During the Panchayat and thereafter, the commission was filled with people who were usually selected not for their academic or professional distinction but their
proximity to partisan power centres, which lately also requires hefty down payments to lubricate the process of appointment. The aspirants themselves make those investments in the hope of recouping them through more impressive CVs.
The NPC secretariat is also treated as a dumping ground for those government employees who failed to ingratiate themselves with politicos in power, and are waiting for their first opportunity to move on. Morale, innovation and commitment is low.
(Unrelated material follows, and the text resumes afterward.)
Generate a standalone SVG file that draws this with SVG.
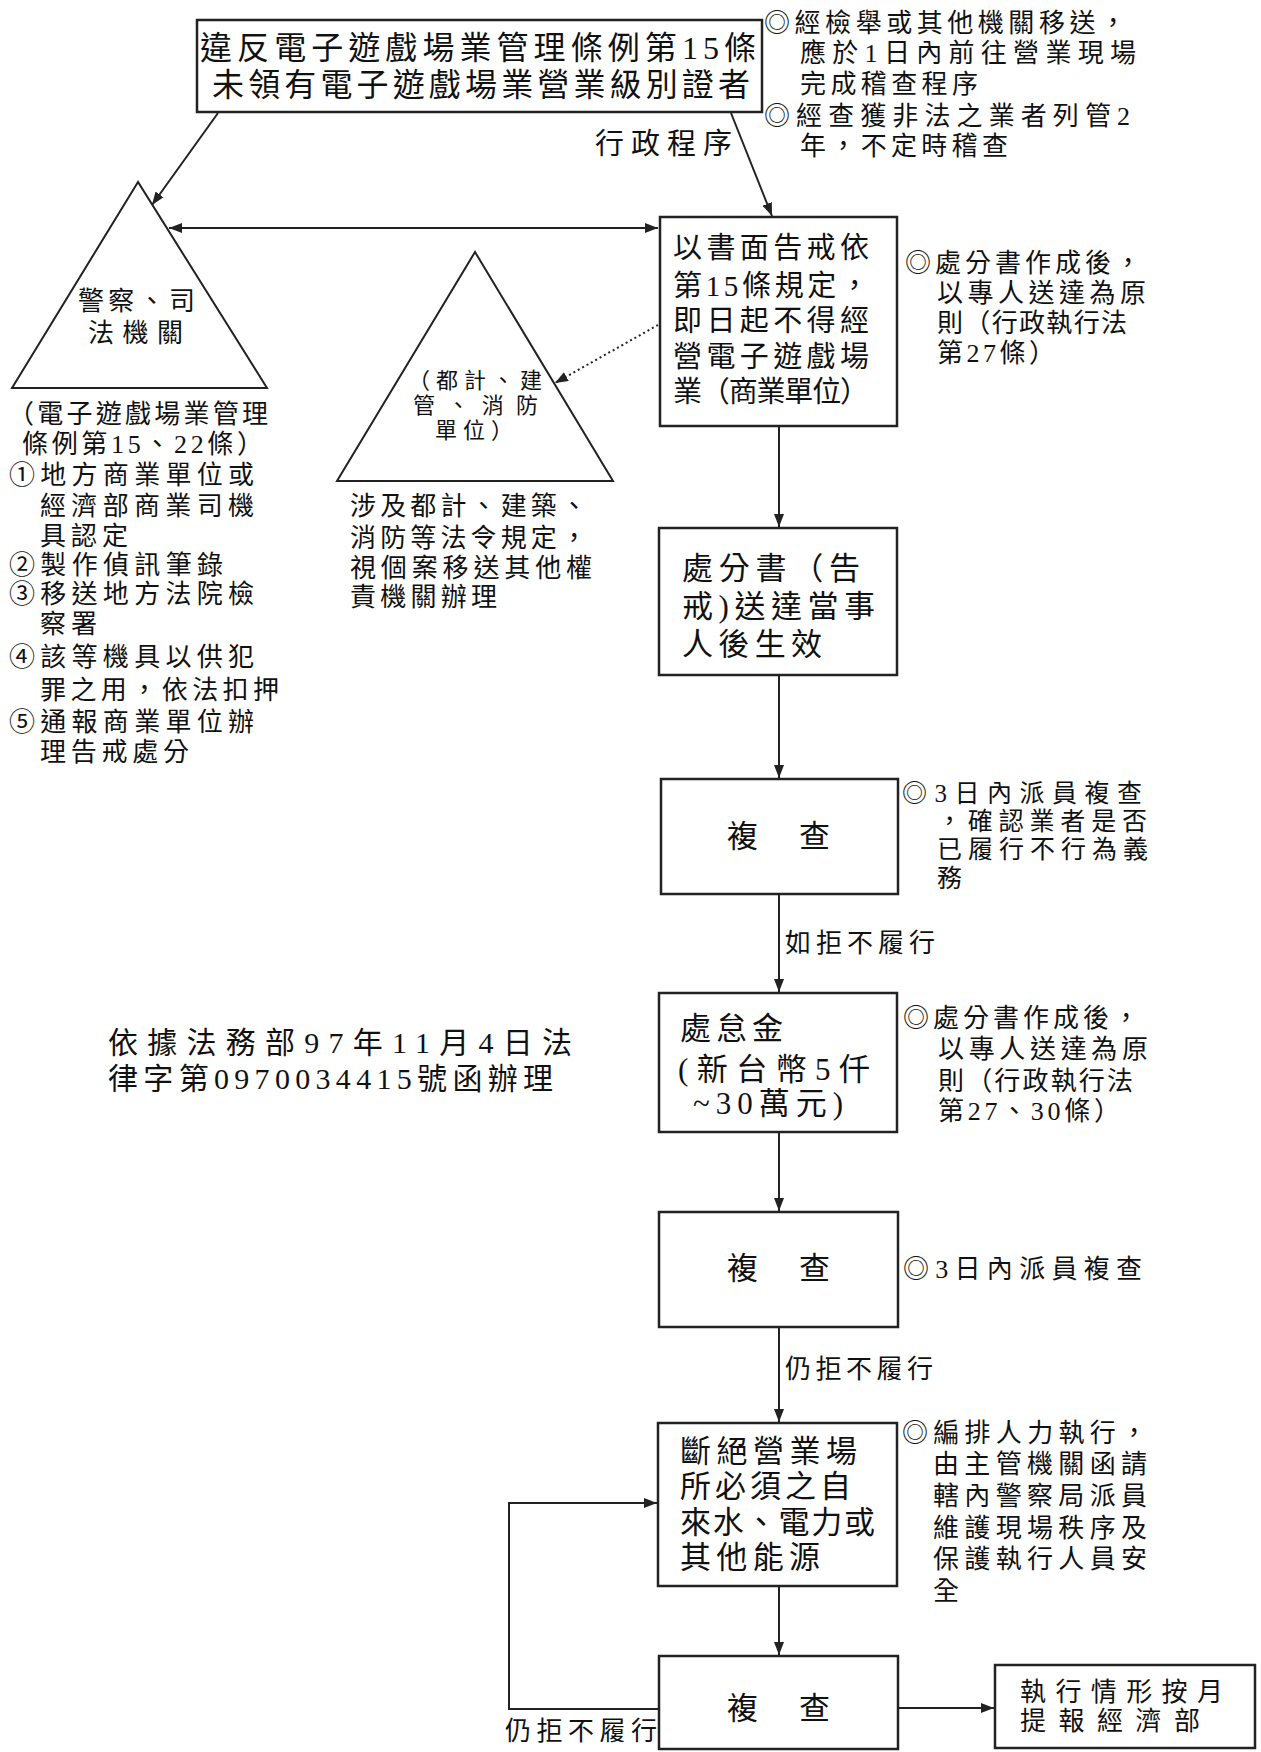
<svg xmlns="http://www.w3.org/2000/svg" width="1261" height="1752" viewBox="0 0 1261 1752">
<style>
text{font-family:"Liberation Serif","Noto Sans CJK TC","Noto Sans CJK SC",serif;fill:#111}
.f22{font-size:22px}.f25{font-size:25px}.f26{font-size:26px}.f29{font-size:29px}.f30{font-size:30px}.f31{font-size:31px}.f32{font-size:32px}
.box{fill:#fff;stroke:#222;stroke-width:2.5}
.tri{fill:#fff;stroke:#222;stroke-width:2}
.ln{fill:none;stroke:#222;stroke-width:2}
.dot{fill:none;stroke:#222;stroke-width:2;stroke-dasharray:2 3}
</style>
<defs>
<marker id="ah" viewBox="0 0 13 10" refX="13" refY="5" markerWidth="13" markerHeight="10" orient="auto-start-reverse" markerUnits="userSpaceOnUse"><path d="M0,0 L13,5 L0,10 z" fill="#222"/></marker>
</defs>
<rect width="1261" height="1752" fill="#fff"/>

<g id="connectors">
<line class="ln" x1="218" y1="113" x2="152" y2="205" marker-end="url(#ah)"/>
<line class="ln" x1="731" y1="113" x2="772" y2="216" marker-end="url(#ah)"/>
<line class="ln" x1="169" y1="228" x2="658" y2="228" marker-start="url(#ah)" marker-end="url(#ah)"/>
<line class="dot" x1="658" y1="325" x2="555" y2="383" marker-end="url(#ah)"/>
<line class="ln" x1="779" y1="426" x2="779" y2="527" marker-end="url(#ah)"/>
<line class="ln" x1="779" y1="675" x2="779" y2="778" marker-end="url(#ah)"/>
<line class="ln" x1="779" y1="894" x2="779" y2="992" marker-end="url(#ah)"/>
<line class="ln" x1="779" y1="1132" x2="779" y2="1211" marker-end="url(#ah)"/>
<line class="ln" x1="779" y1="1327" x2="779" y2="1422" marker-end="url(#ah)"/>
<line class="ln" x1="779" y1="1586" x2="779" y2="1655" marker-end="url(#ah)"/>
<polyline class="ln" points="659,1709 509,1709 509,1503 657,1503" marker-end="url(#ah)"/>
<line class="ln" x1="898" y1="1708" x2="994" y2="1708" marker-end="url(#ah)"/>
<text class="f29" x="595" y="154" textLength="137" lengthAdjust="spacing">行政程序</text>
<text class="f26" x="785" y="952" textLength="150" lengthAdjust="spacing">如拒不履行</text>
<text class="f26" x="785" y="1378" textLength="148" lengthAdjust="spacing">仍拒不履行</text>
<text class="f26" x="505" y="1740" textLength="152" lengthAdjust="spacing">仍拒不履行</text>
</g>

<g id="n-title">
<rect class="box" x="197" y="20" width="565" height="92"/>
<text class="f32"><tspan x="200" y="59" textLength="556" lengthAdjust="spacing">違反電子遊戲場業管理條例第15條</tspan><tspan x="212" y="96" textLength="538" lengthAdjust="spacing">未領有電子遊戲場業營業級別證者</tspan></text>
</g>

<g id="n-title-note">
<text class="f26"><tspan x="764" y="32" textLength="362" lengthAdjust="spacing">◎經檢舉或其他機關移送，</tspan><tspan x="800" y="62" textLength="336" lengthAdjust="spacing">應於1日內前往營業現場</tspan><tspan x="800" y="93" textLength="178" lengthAdjust="spacing">完成稽查程序</tspan><tspan x="764" y="125" textLength="366" lengthAdjust="spacing">◎經查獲非法之業者列管2</tspan><tspan x="800" y="155" textLength="208" lengthAdjust="spacing">年，不定時稽查</tspan></text>
</g>

<g id="n-police">
<polygon class="tri" points="138,182 12,388 267,388"/>
<text class="f26"><tspan x="78" y="310" textLength="117" lengthAdjust="spacing">警察、司</tspan><tspan x="88" y="342" textLength="95" lengthAdjust="spacing">法機關</tspan></text>
</g>

<g id="n-police-note">
<text class="f26"><tspan x="8" y="423" textLength="260" lengthAdjust="spacing">（電子遊戲場業管理</tspan><tspan x="22" y="453" textLength="241" lengthAdjust="spacing">條例第15、22條）</tspan><tspan x="9" y="484" textLength="245" lengthAdjust="spacing">①地方商業單位或</tspan><tspan x="40" y="515" textLength="214" lengthAdjust="spacing">經濟部商業司機</tspan><tspan x="40" y="545" textLength="88" lengthAdjust="spacing">具認定</tspan><tspan x="9" y="574" textLength="214" lengthAdjust="spacing">②製作偵訊筆錄</tspan><tspan x="9" y="603" textLength="245" lengthAdjust="spacing">③移送地方法院檢</tspan><tspan x="40" y="633" textLength="57" lengthAdjust="spacing">察署</tspan><tspan x="9" y="666" textLength="245" lengthAdjust="spacing">④該等機具以供犯</tspan><tspan x="40" y="699" textLength="239" lengthAdjust="spacing">罪之用，依法扣押</tspan><tspan x="9" y="731" textLength="245" lengthAdjust="spacing">⑤通報商業單位辦</tspan><tspan x="40" y="761" textLength="149" lengthAdjust="spacing">理告戒處分</tspan></text>
</g>

<g id="n-other">
<polygon class="tri" points="475,252 337,481 613,481"/>
<text class="f22"><tspan x="408" y="388" textLength="134" lengthAdjust="spacing">（都計、建</tspan><tspan x="413" y="413" textLength="125" lengthAdjust="spacing">管、消防</tspan><tspan x="435" y="438" textLength="78" lengthAdjust="spacing">單位）</tspan></text>
</g>

<g id="n-other-note">
<text class="f26"><tspan x="350" y="515" textLength="237" lengthAdjust="spacing">涉及都計、建築、</tspan><tspan x="350" y="547" textLength="237" lengthAdjust="spacing">消防等法令規定，</tspan><tspan x="350" y="577" textLength="242" lengthAdjust="spacing">視個案移送其他權</tspan><tspan x="350" y="606" textLength="147" lengthAdjust="spacing">責機關辦理</tspan></text>
</g>

<g id="n-warn">
<rect class="box" x="660" y="217" width="237" height="209"/>
<text class="f29"><tspan x="673" y="258" textLength="196" lengthAdjust="spacing">以書面告戒依</tspan><tspan x="673" y="296" textLength="196" lengthAdjust="spacing">第15條規定，</tspan><tspan x="673" y="331" textLength="196" lengthAdjust="spacing">即日起不得經</tspan><tspan x="673" y="367" textLength="196" lengthAdjust="spacing">營電子遊戲場</tspan><tspan x="673" y="402" textLength="196" lengthAdjust="spacing">業（商業單位）</tspan></text>
</g>

<g id="n-warn-note">
<text class="f26"><tspan x="905" y="272" textLength="236" lengthAdjust="spacing">◎處分書作成後，</tspan><tspan x="937" y="302" textLength="209" lengthAdjust="spacing">以專人送達為原</tspan><tspan x="937" y="332" textLength="190" lengthAdjust="spacing">則（行政執行法</tspan><tspan x="937" y="362" textLength="118" lengthAdjust="spacing">第27條）</tspan></text>
</g>

<g id="n-effect">
<rect class="box" x="659" y="528" width="238" height="147"/>
<text class="f31"><tspan x="682" y="579" textLength="178" lengthAdjust="spacing">處分書（告</tspan><tspan x="682" y="617" textLength="193" lengthAdjust="spacing">戒)送達當事</tspan><tspan x="682" y="655" textLength="140" lengthAdjust="spacing">人後生效</tspan></text>
</g>

<g id="n-check1">
<rect class="box" x="661" y="779" width="237" height="115"/>
<text class="f31" x="727" y="847" textLength="103" lengthAdjust="spacing">複　查</text>
</g>
<g id="n-check1-note">
<text class="f25"><tspan x="902" y="802" textLength="240" lengthAdjust="spacing">◎3日內派員複查</tspan><tspan x="937" y="830" textLength="210" lengthAdjust="spacing">，確認業者是否</tspan><tspan x="937" y="858" textLength="211" lengthAdjust="spacing">已履行不行為義</tspan><tspan x="937" y="887">務</tspan></text>
</g>

<g id="n-fine">
<rect class="box" x="659" y="993" width="238" height="139"/>
<text class="f31"><tspan x="680" y="1039" textLength="103" lengthAdjust="spacing">處怠金</tspan><tspan x="678" y="1080" textLength="192" lengthAdjust="spacing">(新台幣5仟</tspan><tspan x="693" y="1114" textLength="150" lengthAdjust="spacing">~30萬元)</tspan></text>
</g>
<g id="n-fine-note">
<text class="f26"><tspan x="903" y="1027" textLength="236" lengthAdjust="spacing">◎處分書作成後，</tspan><tspan x="938" y="1058" textLength="210" lengthAdjust="spacing">以專人送達為原</tspan><tspan x="938" y="1090" textLength="195" lengthAdjust="spacing">則（行政執行法</tspan><tspan x="938" y="1120" textLength="182" lengthAdjust="spacing">第27、30條）</tspan></text>
</g>

<g id="n-check2">
<rect class="box" x="659" y="1212" width="239" height="115"/>
<text class="f31" x="727" y="1279" textLength="103" lengthAdjust="spacing">複　查</text>
</g>
<g id="n-check2-note">
<text class="f26" x="903" y="1278" textLength="239" lengthAdjust="spacing">◎3日內派員複查</text>
</g>

<g id="n-cut">
<rect class="box" x="658" y="1423" width="239" height="163"/>
<text class="f31"><tspan x="680" y="1462" textLength="177" lengthAdjust="spacing">斷絕營業場</tspan><tspan x="680" y="1497" textLength="171" lengthAdjust="spacing">所必須之自</tspan><tspan x="680" y="1533" textLength="195" lengthAdjust="spacing">來水、電力或</tspan><tspan x="680" y="1568" textLength="140" lengthAdjust="spacing">其他能源</tspan></text>
</g>
<g id="n-cut-note">
<text class="f26"><tspan x="902" y="1442" textLength="245" lengthAdjust="spacing">◎編排人力執行，</tspan><tspan x="933" y="1473" textLength="214" lengthAdjust="spacing">由主管機關函請</tspan><tspan x="933" y="1505" textLength="214" lengthAdjust="spacing">轄內警察局派員</tspan><tspan x="933" y="1537" textLength="214" lengthAdjust="spacing">維護現場秩序及</tspan><tspan x="933" y="1568" textLength="214" lengthAdjust="spacing">保護執行人員安</tspan><tspan x="933" y="1600">全</tspan></text>
</g>

<g id="n-check3">
<rect class="box" x="659" y="1656" width="239" height="93"/>
<text class="f31" x="727" y="1719" textLength="103" lengthAdjust="spacing">複　查</text>
</g>

<g id="n-report">
<rect class="box" x="995" y="1665" width="260" height="83"/>
<text class="f26"><tspan x="1020" y="1701" textLength="203" lengthAdjust="spacing">執行情形按月</tspan><tspan x="1020" y="1730" textLength="180" lengthAdjust="spacing">提報經濟部</tspan></text>
</g>

<g id="n-basis">
<text class="f30"><tspan x="108" y="1053" textLength="464" lengthAdjust="spacing">依據法務部97年11月4日法</tspan><tspan x="108" y="1089" textLength="445" lengthAdjust="spacing">律字第0970034415號函辦理</tspan></text>
</g>
</svg>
While the NPC is officially designated as an
advisory body, it enjoys and exercises enormous executive powers since it is tasked with formulating periodic and annual plans, fixing ceilings to the budget, and approves every single project before it can be funded and executed by the government. Every periodic plan contains hundreds of policies which are generally so excellent that if just one on them were to be successfully implemented, Nepal would have made a quantum leap in development. But the policies don’t stand a chance when
governance is so rotten.
This is exactly where the planners have let the country down because they hold such enormous sway and can take innovative legislation and policies to nationwide implementation. A lowly NPC joint secretary, for example, authored the
Decentralisation Act of 1982 that provided the basis of the formation of local committees and user groups to manage natural resources. The NPC doggedly pursued the recalcitrant Ministry of Forests forcing it to capitulate and finally introduce forest user groups in 1988. Nepal’s forests, which had been decimated since nationalisation in 1957, rebounded immediately. At least this one example proves that the NPC has the power and potential to achieve policy reform.
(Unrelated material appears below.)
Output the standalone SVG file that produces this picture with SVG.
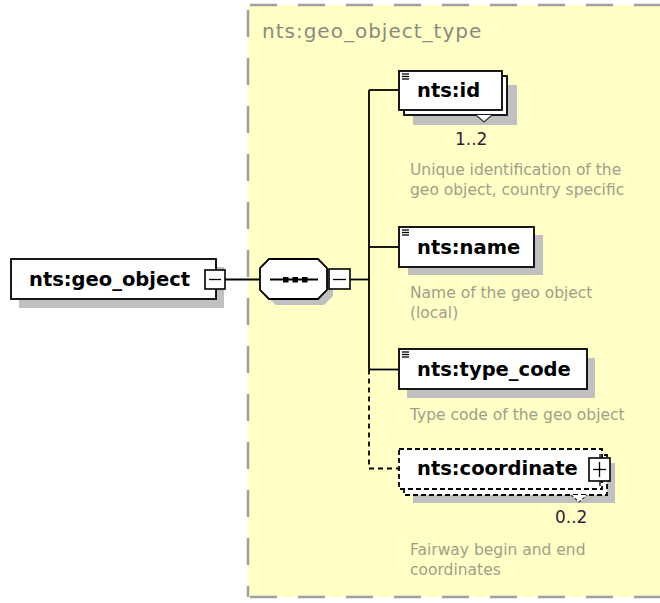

But as things stand, given the personal limitations of the planners themselves, their close family ties to those in power, or the backroom deals that secured their appointments, it is difficult to hope that the NPC will be proactive. This then makes the Commission the scapegoat for blame in the progressive economic, social, political and moral deterioration of the country.
So, the reform task that the NPC has lately taken upon itself requires members to address just one issue honestly: how to help the NPC save itself so it can save the country.
Bihari K Shrestha is an anthropologist who served with the National Planning Commission in the 1980s.